No one can impugn Gen. Odom's patriotism. When I wrote on April 1, 2003, that
"the U.S. invasion of Iraq is a strategic blunder," the hate mail poured
in from bloody-minded Bush supporters, who assured me that the war would be over
in one week. Only a liberal pinko Bush-hating commie could fail to see that the
war was won, they jeered.
Two and one-half years later with rising casualties and instability, no one
can dispute Gen. Odom. As all news reports make clear, there
is no trained Iraqi army. Consequently, says the U.S. commander in Iraq,
the hopes that some U.S. troops could be withdrawn next spring is forlorn.
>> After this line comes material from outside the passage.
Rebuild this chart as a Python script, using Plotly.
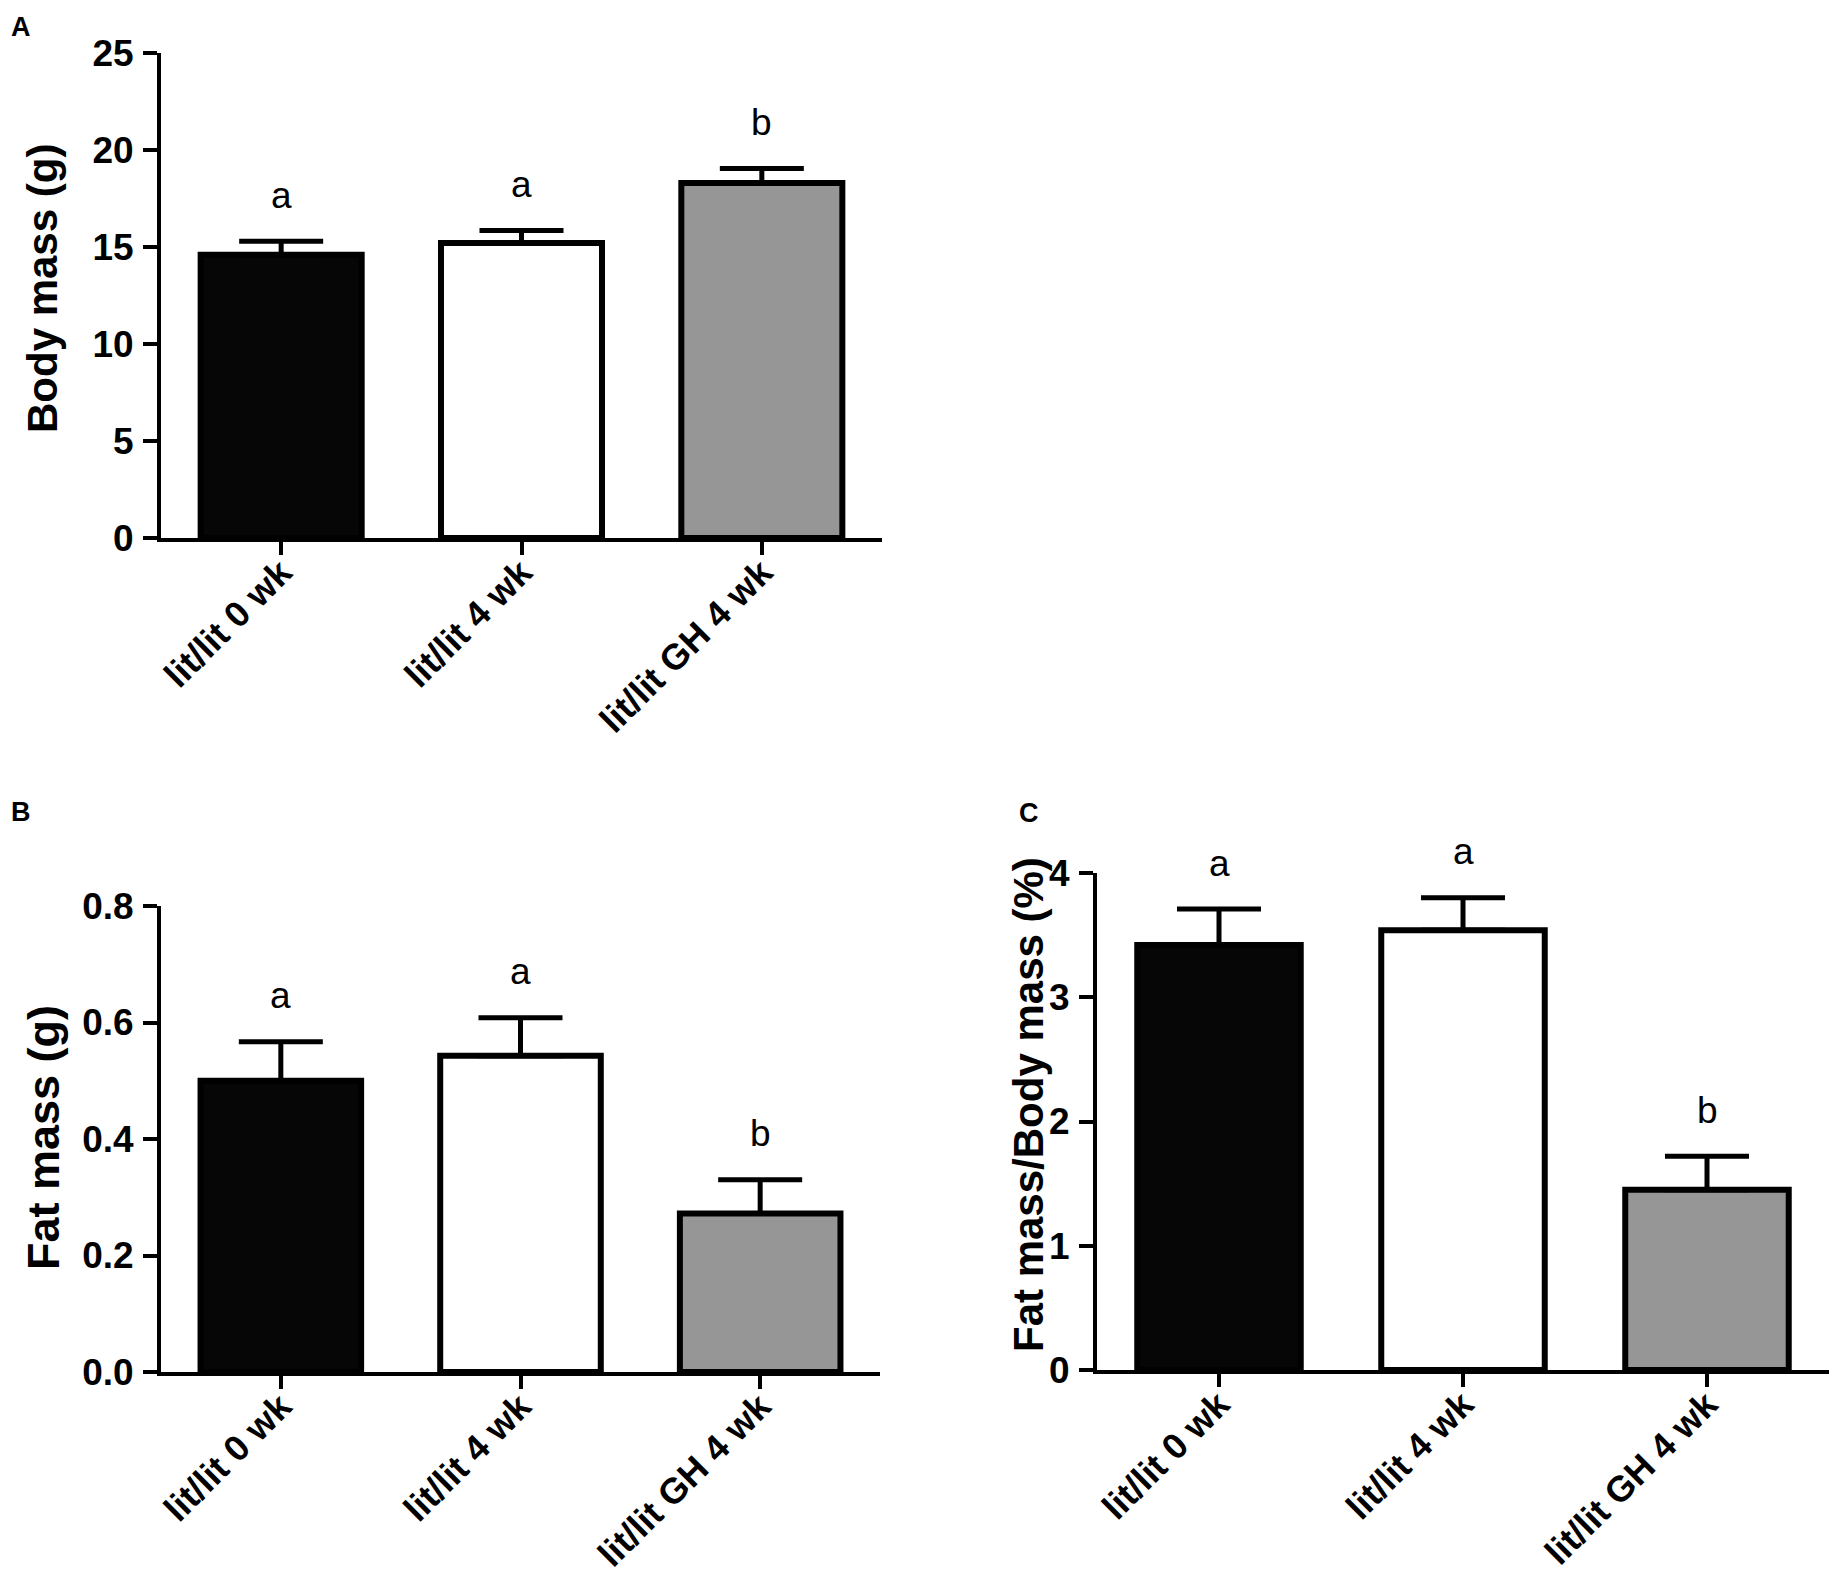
import plotly.graph_objects as go

groups = ["lit/lit 0 wk", "lit/lit 4 wk", "lit/lit GH 4 wk"]
bar_colors = ["#060606", "#ffffff", "#969696"]

body_mass = [14.6, 15.2, 18.3]
body_mass_err = [0.7, 0.65, 0.75]
body_mass_letters = ["a", "a", "b"]

fat_mass = [0.50, 0.543, 0.272]
fat_mass_err = [0.067, 0.065, 0.058]
fat_mass_letters = ["a", "a", "b"]

fat_pct = [3.42, 3.54, 1.45]
fat_pct_err = [0.29, 0.26, 0.27]
fat_pct_letters = ["a", "a", "b"]

# the page body has an 8px margin, so the figure is made that much smaller
# and positions below are given in page pixels
OFF = 8
FW, FH = 1837 - 2 * OFF, 1591 - 2 * OFF
FONT = "Liberation Sans, Arial, Helvetica, sans-serif"


def fx(px):
    return (px - OFF) / FW


def fy(py):
    return 1 - (py - OFF) / FH


fig = go.Figure()

panels = [
    # values, errors, letters, axes, box (left, right, top, bottom px), y range, dtick
    (body_mass, body_mass_err, body_mass_letters, "x", "y",
     (161, 882, 53, 538), [0, 25], 5),
    (fat_mass, fat_mass_err, fat_mass_letters, "x2", "y2",
     (161, 880, 906, 1372), [0, 0.8], 0.2),
    (fat_pct, fat_pct_err, fat_pct_letters, "x3", "y3",
     (1097, 1837, 873, 1370), [0, 4], 1),
]

for i, (vals, errs, letters, xa, ya, box, yr, dt) in enumerate(panels):
    l, r, t, b = box
    fig.add_trace(go.Bar(
        x=groups, y=vals, xaxis=xa, yaxis=ya, width=0.67,
        marker=dict(color=bar_colors, line=dict(color="black", width=6)),
        error_y=dict(type="data", array=errs, arrayminus=[0, 0, 0],
                     symmetric=False, color="black", thickness=5, width=42),
        showlegend=False, hoverinfo="skip",
    ))
    for g, v, e, txt in zip(groups, vals, errs, letters):
        fig.add_annotation(x=g, y=v + e, xref=xa, yref=ya, text=txt,
                           showarrow=False, yanchor="middle", yshift=46,
                           font=dict(family=FONT, size=37, color="black"))
    sfx = "" if i == 0 else str(i + 1)
    fig.update_layout(**{
        "xaxis" + sfx: dict(
            domain=[fx(l), min(fx(r), 1)], anchor=ya, type="category",
            range=[-0.5, 2.5], automargin=False,
            showline=True, linecolor="black", linewidth=4,
            ticks="outside", ticklen=13, tickwidth=4, tickcolor="black",
            tickangle=-45, showgrid=False, zeroline=False, ticklabelstandoff=-18,
            tickfont=dict(family=FONT, size=36, color="black", weight="bold"),
        ),
        "yaxis" + sfx: dict(
            domain=[fy(b), fy(t)], anchor=xa, range=yr, dtick=dt,
            tickformat=".1f" if i == 1 else "d", automargin=False,
            showline=True, linecolor="black", linewidth=4,
            ticks="outside", ticklen=14, tickwidth=4, tickcolor="black",
            showgrid=False, zeroline=False, ticklabelstandoff=2,
            tickfont=dict(family=FONT, size=37, color="black", weight="bold"),
        ),
    })

# axis titles
titles = [
    ("Body mass (g)", 43, 289, 42),
    ("Fat mass (g)", 43, 1138, 45),
    ("Fat mass/Body mass (%)", 1028, 1105, 42),
]
for txt, px, py, fs in titles:
    fig.add_annotation(x=fx(px), y=fy(py), xref="paper", yref="paper",
                       text="<b>%s</b>" % txt, textangle=-90, showarrow=False,
                       xanchor="center", yanchor="middle",
                       font=dict(family=FONT, size=fs, color="black"))

# panel letters
for lab, px, py in [("A", 21, 27), ("B", 21, 812), ("C", 1029, 813)]:
    fig.add_annotation(x=fx(px), y=fy(py), xref="paper", yref="paper",
                       text="<b>%s</b>" % lab, showarrow=False,
                       xanchor="center", yanchor="middle",
                       font=dict(family=FONT, size=27, color="black"))

fig.update_layout(
    width=FW, height=FH,
    margin=dict(l=0, r=0, t=0, b=0, autoexpand=False),
    paper_bgcolor="white", plot_bgcolor="white",
    font=dict(family=FONT, color="black"),
)

fig.write_html("out.html")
The Democratic Party is no help. Its warmongers are pushing legislation to
increase the available U.S. troops by 80,000 in order that the U.S. can keep
the war going in Iraq.
Many of these troops, too, will perish in the interminable conflict.
Meanwhile the U.S., which cannot occupy Baghdad or control the road to the
airport, is making more threats against Syria. The Bush administration is blaming
Syria and Iran for its failure in Iraq. "Our
patience is running out," declared U.S. ambassador to Iraq Zalmay Khalilzad.
The Israelis have told their U.S. puppet that if the U.S. doesn't use force
to destroy Iran's nuclear energy programs, then Israel will undertake to bomb
Iran. This despite the announcement by the director of the International Atomic
Energy Agency that two years of unfettered access to Iran's nuclear programs
has failed to turn up any sign of a weapons program.
When will Americans notice that the threats flow from the U.S. to the Middle
East? No Middle Eastern government has made any threat against the U.S. or initiated
any hostile action. In contrast, the U.S. has invaded two Middle Eastern countries
and is threatening to attack two more.
Terrorism is not an activity of Muslim states. Osama bin Laden is a Saudi who
dares not return to his homeland.
Most Muslim states are too impotent to stamp out independent terrorists and
too fearful that terrorist networks will be organized against them. Ignorant
U.S. officials equate weakness with intention and demonize Middle Eastern governments,
including our own puppets and protectorates, as "state sponsors of terrorism."
Isn't it ironic? The U.S. damns vulnerable Middle Eastern rulers for not stamping
out terrorism when all the troops and violence the U.S. can muster cannot stamp
out terrorism in Iraq and Afghanistan.
The implication of a recent CIA report is that the U.S. itself is a state
sponsor of terrorism. According
to the CIA, the U.S. invasion of Iraq has created a terrorist training ground
for al-Qaeda where no previous terrorists existed. The U.S. is creating more
terrorists in Iraq than the rest of the Middle East together. Why is President
Bush spending $300 billion running a terrorist training ground in Iraq?
Why does Condi Rice think that democracy would wipe away the hatreds that
the U.S. and Israel have created in the Middle East? How does she know that
Middle Eastern democracy would not uphold terrorism against Israel and the U.S.?
In the U.S., democracy is upholding an illegal war based on deceit. In Israel,
democracy is upholding crimes against the Palestinians. Does Condi Rice really
believe that democracy, a mere political form, ensures that people and their
governments never behave wrongly, immorally, or violently?
If America is going to preach democracy, shouldn't it lead by example? According
to all the polls, the vast majority of Americans do not agree with Bush and Rice
that democracy comes out of the barrel of an American gun. They do not support
Bush's goal of using American blood and treasure to force democracy on the Middle
East or anywhere else. The majority of Americans want the war over and the troops
home. Why do Bush and Condi Rice oppose the will of the majority? Why don't these
two who preach democracy practice it?
The Bush administration is the administration of deceit and hypocrisy. It is the
antithesis of democracy. All democracy rests on persuasion, which implies disagreement.
Yet Bush and Condi regard dissent as disloyalty. They glorify coercion.
They believe in their will alone. Where have we seen that before?